-------- MATERIAL --------

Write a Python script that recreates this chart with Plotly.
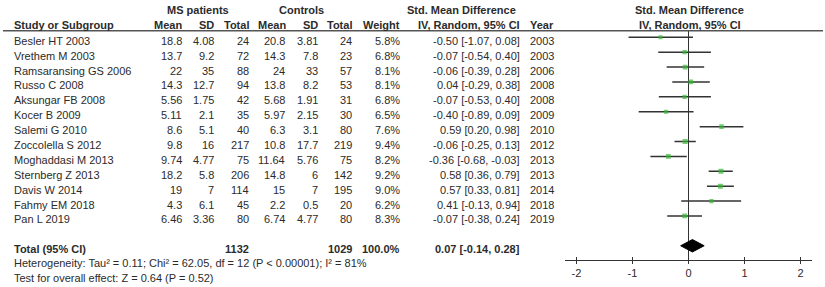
import plotly.graph_objects as go

studies = ["Besler HT 2003", "Vrethem M 2003", "Ramsaransing GS 2006", "Russo C 2008",
           "Aksungar FB 2008", "Kocer B 2009", "Salemi G 2010", "Zoccolella S 2012",
           "Moghaddasi M 2013", "Sternberg Z 2013", "Davis W 2014", "Fahmy EM 2018", "Pan L 2019"]
ms_mean = [18.8, 13.7, 22, 14.3, 5.56, 5.11, 8.6, 9.8, 9.74, 18.2, 19, 4.3, 6.46]
ms_sd = [4.08, 9.2, 35, 12.7, 1.75, 2.1, 5.1, 16, 4.77, 5.8, 7, 6.1, 3.36]
ms_n = [24, 72, 88, 94, 42, 35, 40, 217, 75, 206, 114, 45, 80]
ct_mean = [20.8, 14.3, 24, 13.8, 5.68, 5.97, 6.3, 10.8, 11.64, 14.8, 15, 2.2, 6.74]
ct_sd = [3.81, 7.8, 33, 8.2, 1.91, 2.15, 3.1, 17.7, 5.76, 6, 7, 0.5, 4.77]
ct_n = [24, 23, 57, 53, 31, 30, 80, 219, 75, 142, 195, 20, 80]
weight = [5.8, 6.8, 8.1, 8.1, 6.8, 6.5, 7.6, 9.4, 8.2, 9.2, 9.0, 6.2, 8.3]
smd = [-0.50, -0.07, -0.06, 0.04, -0.07, -0.40, 0.59, -0.06, -0.36, 0.58, 0.57, 0.41, -0.07]
ci_lo = [-1.07, -0.54, -0.39, -0.29, -0.53, -0.89, 0.20, -0.25, -0.68, 0.36, 0.33, -0.13, -0.38]
ci_hi = [0.08, 0.40, 0.28, 0.38, 0.40, 0.09, 0.98, 0.13, -0.03, 0.79, 0.81, 0.94, 0.24]
years = [2003, 2003, 2006, 2008, 2008, 2009, 2010, 2012, 2013, 2013, 2014, 2018, 2019]

total_ms = 1132
total_ct = 1029
total_weight = 100.0
pooled = 0.07
pooled_lo = -0.14
pooled_hi = 0.28
heterogeneity = "Heterogeneity: Tau² = 0.11; Chi² = 62.05, df = 12 (P < 0.00001); I² = 81%"
overall = "Test for overall effect: Z = 0.64 (P = 0.52)"
tick_vals = [-2, -1, 0, 1, 2]

W, H = 825, 287
FONT = "Liberation Sans, Arial, sans-serif"
TXT = "#2b2b2b"
GREEN = "#36b836"

ROW0, ROWSTEP = 37.3, 14.89
TOFF = 3.5
def rowy(i):
    return ROW0 + ROWSTEP * i

fig = go.Figure()

# CI lines
xs, ys = [], []
for i in range(len(studies)):
    xs += [ci_lo[i], ci_hi[i], None]
    ys += [rowy(i), rowy(i), None]
fig.add_trace(go.Scatter(x=xs, y=ys, mode="lines", line=dict(color="#333333", width=1.5),
                         hoverinfo="skip", showlegend=False))
# zero line
fig.add_trace(go.Scatter(x=[0, 0], y=[30.7, 260], mode="lines", line=dict(color="#333333", width=1),
                         hoverinfo="skip", showlegend=False))
# markers
fig.add_trace(go.Scatter(x=smd, y=[rowy(i) for i in range(len(studies))], mode="markers",
                         marker=dict(symbol="square", color=GREEN,
                                     size=[5.0 * (w / 9.2) ** 0.5 for w in weight], line=dict(width=0)),
                         showlegend=False))
# diamond
yc = rowy(14)
fig.add_trace(go.Scatter(x=[pooled_lo, pooled, pooled_hi, pooled, pooled_lo],
                         y=[yc, yc - 6.2, yc, yc + 6.2, yc], mode="lines", fill="toself",
                         fillcolor="black", line=dict(color="black", width=1), showlegend=False))
# invisible trace for x2
fig.add_trace(go.Scatter(x=[0], y=[-10], xaxis="x2", mode="markers", marker=dict(opacity=0),
                         showlegend=False, hoverinfo="skip"))

ann = []
def txt(x, y, s, anchor="right", bold=False, size=11):
    if bold:
        s = "<b>" + s + "</b>"
    ann.append(dict(x=x / W, y=y, xref="paper", yref="y", text=s, showarrow=False,
                    xanchor=anchor, yanchor="middle", font=dict(family=FONT, size=size, color=TXT)))

# headers
HY1, HY2 = 9.5, 24.8
txt(197.5, HY1, "MS patients", "center", True)
txt(301.7, HY1, "Controls", "center", True)
txt(461.5, HY1, "Std. Mean Difference", "center", True)
txt(689, HY1, "Std. Mean Difference", "center", True)
txt(12, HY2, "Study or Subgroup", "left", True)
txt(184, HY2, "Mean", "right", True)
txt(216, HY2, "SD", "right", True)
txt(251, HY2, "Total", "right", True)
txt(288, HY2, "Mean", "right", True)
txt(319.5, HY2, "SD", "right", True)
txt(354, HY2, "Total", "right", True)
txt(402, HY2, "Weight", "right", True)
txt(522, HY2, "IV, Random, 95% CI", "right", True)
txt(556, HY2, "Year", "right", True)
txt(690, HY2, "IV, Random, 95% CI", "center", True)

cols = [184, 216, 251, 287, 319.5, 354, 402, 522, 556]
for i, s in enumerate(studies):
    y = rowy(i) + TOFF
    txt(12, y, s, "left")
    vals = [f"{ms_mean[i]:g}", f"{ms_sd[i]:g}", f"{ms_n[i]}", f"{ct_mean[i]:g}", f"{ct_sd[i]:g}",
            f"{ct_n[i]}", f"{weight[i]:.1f}%", f"{smd[i]:.2f} [{ci_lo[i]:.2f}, {ci_hi[i]:.2f}]",
            f"{years[i]}"]
    for c, v in zip(cols, vals):
        txt(c, y, v, "right")

yt = 248.5
txt(12, yt, "Total (95% CI)", "left", True)
txt(251, yt, f"{total_ms}", "right", True)
txt(354, yt, f"{total_ct}", "right", True)
txt(402, yt, f"{total_weight:.1f}%", "right", True)
txt(522, yt, f"{pooled:.2f} [{pooled_lo:.2f}, {pooled_hi:.2f}]", "right", True)
txt(12, 263.3, heterogeneity, "left")
txt(12, 277.5, overall, "left")

X0, UNIT = 688.5, 56.0
XR = [-2.21, 2.21]
dom = [(X0 + XR[0] * UNIT) / W, (X0 + XR[1] * UNIT) / W]
axis_pos = (H - 260) / H

fig.update_layout(
    width=W, height=H, margin=dict(l=0, r=0, t=0, b=0),
    paper_bgcolor="white", plot_bgcolor="white",
    annotations=ann,
    shapes=[dict(type="line", xref="paper", yref="y", x0=3 / W, x1=823 / W, y0=30.7, y1=30.7,
                 line=dict(color="#555555", width=1.5))],
    xaxis=dict(domain=dom, range=XR, anchor="free", position=axis_pos, showgrid=False,
               zeroline=False, showline=True, linecolor="#333333", linewidth=1,
               ticks="outside", ticklen=3, tickcolor="#333333", tickwidth=1,
               tickvals=tick_vals, ticktext=[str(t) for t in tick_vals],
               tickfont=dict(family=FONT, size=11, color=TXT), automargin=False),
    xaxis2=dict(domain=dom, range=XR, anchor="free", position=axis_pos, overlaying="x",
                showgrid=False, zeroline=False, showline=False, ticks="inside", ticklen=3,
                tickcolor="#333333", tickwidth=1, tickvals=tick_vals, showticklabels=False),
    yaxis=dict(domain=[0, 1], range=[H, 0], visible=False, showgrid=False, zeroline=False),
    showlegend=False,
)

fig.write_html("out.html", config={"displayModeBar": False},
               post_script="document.body.style.margin='0px';document.body.style.padding='0px';")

--------

● WRITTEN INSTRUCTION
Reproduce the whole listing above word for word, but not its pictures.

● ANSWER TO THE EXERCISE
Write a Python script that recreates this chart with Plotly.
import plotly.graph_objects as go

studies = ["Besler HT 2003", "Vrethem M 2003", "Ramsaransing GS 2006", "Russo C 2008",
           "Aksungar FB 2008", "Kocer B 2009", "Salemi G 2010", "Zoccolella S 2012",
           "Moghaddasi M 2013", "Sternberg Z 2013", "Davis W 2014", "Fahmy EM 2018", "Pan L 2019"]
ms_mean = [18.8, 13.7, 22, 14.3, 5.56, 5.11, 8.6, 9.8, 9.74, 18.2, 19, 4.3, 6.46]
ms_sd = [4.08, 9.2, 35, 12.7, 1.75, 2.1, 5.1, 16, 4.77, 5.8, 7, 6.1, 3.36]
ms_n = [24, 72, 88, 94, 42, 35, 40, 217, 75, 206, 114, 45, 80]
ct_mean = [20.8, 14.3, 24, 13.8, 5.68, 5.97, 6.3, 10.8, 11.64, 14.8, 15, 2.2, 6.74]
ct_sd = [3.81, 7.8, 33, 8.2, 1.91, 2.15, 3.1, 17.7, 5.76, 6, 7, 0.5, 4.77]
ct_n = [24, 23, 57, 53, 31, 30, 80, 219, 75, 142, 195, 20, 80]
weight = [5.8, 6.8, 8.1, 8.1, 6.8, 6.5, 7.6, 9.4, 8.2, 9.2, 9.0, 6.2, 8.3]
smd = [-0.50, -0.07, -0.06, 0.04, -0.07, -0.40, 0.59, -0.06, -0.36, 0.58, 0.57, 0.41, -0.07]
ci_lo = [-1.07, -0.54, -0.39, -0.29, -0.53, -0.89, 0.20, -0.25, -0.68, 0.36, 0.33, -0.13, -0.38]
ci_hi = [0.08, 0.40, 0.28, 0.38, 0.40, 0.09, 0.98, 0.13, -0.03, 0.79, 0.81, 0.94, 0.24]
years = [2003, 2003, 2006, 2008, 2008, 2009, 2010, 2012, 2013, 2013, 2014, 2018, 2019]

total_ms = 1132
total_ct = 1029
total_weight = 100.0
pooled = 0.07
pooled_lo = -0.14
pooled_hi = 0.28
heterogeneity = "Heterogeneity: Tau² = 0.11; Chi² = 62.05, df = 12 (P < 0.00001); I² = 81%"
overall = "Test for overall effect: Z = 0.64 (P = 0.52)"
tick_vals = [-2, -1, 0, 1, 2]

W, H = 825, 287
FONT = "Liberation Sans, Arial, sans-serif"
TXT = "#2b2b2b"
GREEN = "#36b836"

ROW0, ROWSTEP = 37.3, 14.89
TOFF = 3.5
def rowy(i):
    return ROW0 + ROWSTEP * i

fig = go.Figure()

# CI lines
xs, ys = [], []
for i in range(len(studies)):
    xs += [ci_lo[i], ci_hi[i], None]
    ys += [rowy(i), rowy(i), None]
fig.add_trace(go.Scatter(x=xs, y=ys, mode="lines", line=dict(color="#333333", width=1.5),
                         hoverinfo="skip", showlegend=False))
# zero line
fig.add_trace(go.Scatter(x=[0, 0], y=[30.7, 260], mode="lines", line=dict(color="#333333", width=1),
                         hoverinfo="skip", showlegend=False))
# markers
fig.add_trace(go.Scatter(x=smd, y=[rowy(i) for i in range(len(studies))], mode="markers",
                         marker=dict(symbol="square", color=GREEN,
                                     size=[5.0 * (w / 9.2) ** 0.5 for w in weight], line=dict(width=0)),
                         showlegend=False))
# diamond
yc = rowy(14)
fig.add_trace(go.Scatter(x=[pooled_lo, pooled, pooled_hi, pooled, pooled_lo],
                         y=[yc, yc - 6.2, yc, yc + 6.2, yc], mode="lines", fill="toself",
                         fillcolor="black", line=dict(color="black", width=1), showlegend=False))
# invisible trace for x2
fig.add_trace(go.Scatter(x=[0], y=[-10], xaxis="x2", mode="markers", marker=dict(opacity=0),
                         showlegend=False, hoverinfo="skip"))

ann = []
def txt(x, y, s, anchor="right", bold=False, size=11):
    if bold:
        s = "<b>" + s + "</b>"
    ann.append(dict(x=x / W, y=y, xref="paper", yref="y", text=s, showarrow=False,
                    xanchor=anchor, yanchor="middle", font=dict(family=FONT, size=size, color=TXT)))

# headers
HY1, HY2 = 9.5, 24.8
txt(197.5, HY1, "MS patients", "center", True)
txt(301.7, HY1, "Controls", "center", True)
txt(461.5, HY1, "Std. Mean Difference", "center", True)
txt(689, HY1, "Std. Mean Difference", "center", True)
txt(12, HY2, "Study or Subgroup", "left", True)
txt(184, HY2, "Mean", "right", True)
txt(216, HY2, "SD", "right", True)
txt(251, HY2, "Total", "right", True)
txt(288, HY2, "Mean", "right", True)
txt(319.5, HY2, "SD", "right", True)
txt(354, HY2, "Total", "right", True)
txt(402, HY2, "Weight", "right", True)
txt(522, HY2, "IV, Random, 95% CI", "right", True)
txt(556, HY2, "Year", "right", True)
txt(690, HY2, "IV, Random, 95% CI", "center", True)

cols = [184, 216, 251, 287, 319.5, 354, 402, 522, 556]
for i, s in enumerate(studies):
    y = rowy(i) + TOFF
    txt(12, y, s, "left")
    vals = [f"{ms_mean[i]:g}", f"{ms_sd[i]:g}", f"{ms_n[i]}", f"{ct_mean[i]:g}", f"{ct_sd[i]:g}",
            f"{ct_n[i]}", f"{weight[i]:.1f}%", f"{smd[i]:.2f} [{ci_lo[i]:.2f}, {ci_hi[i]:.2f}]",
            f"{years[i]}"]
    for c, v in zip(cols, vals):
        txt(c, y, v, "right")

yt = 248.5
txt(12, yt, "Total (95% CI)", "left", True)
txt(251, yt, f"{total_ms}", "right", True)
txt(354, yt, f"{total_ct}", "right", True)
txt(402, yt, f"{total_weight:.1f}%", "right", True)
txt(522, yt, f"{pooled:.2f} [{pooled_lo:.2f}, {pooled_hi:.2f}]", "right", True)
txt(12, 263.3, heterogeneity, "left")
txt(12, 277.5, overall, "left")

X0, UNIT = 688.5, 56.0
XR = [-2.21, 2.21]
dom = [(X0 + XR[0] * UNIT) / W, (X0 + XR[1] * UNIT) / W]
axis_pos = (H - 260) / H

fig.update_layout(
    width=W, height=H, margin=dict(l=0, r=0, t=0, b=0),
    paper_bgcolor="white", plot_bgcolor="white",
    annotations=ann,
    shapes=[dict(type="line", xref="paper", yref="y", x0=3 / W, x1=823 / W, y0=30.7, y1=30.7,
                 line=dict(color="#555555", width=1.5))],
    xaxis=dict(domain=dom, range=XR, anchor="free", position=axis_pos, showgrid=False,
               zeroline=False, showline=True, linecolor="#333333", linewidth=1,
               ticks="outside", ticklen=3, tickcolor="#333333", tickwidth=1,
               tickvals=tick_vals, ticktext=[str(t) for t in tick_vals],
               tickfont=dict(family=FONT, size=11, color=TXT), automargin=False),
    xaxis2=dict(domain=dom, range=XR, anchor="free", position=axis_pos, overlaying="x",
                showgrid=False, zeroline=False, showline=False, ticks="inside", ticklen=3,
                tickcolor="#333333", tickwidth=1, tickvals=tick_vals, showticklabels=False),
    yaxis=dict(domain=[0, 1], range=[H, 0], visible=False, showgrid=False, zeroline=False),
    showlegend=False,
)

fig.write_html("out.html", config={"displayModeBar": False},
               post_script="document.body.style.margin='0px';document.body.style.padding='0px';")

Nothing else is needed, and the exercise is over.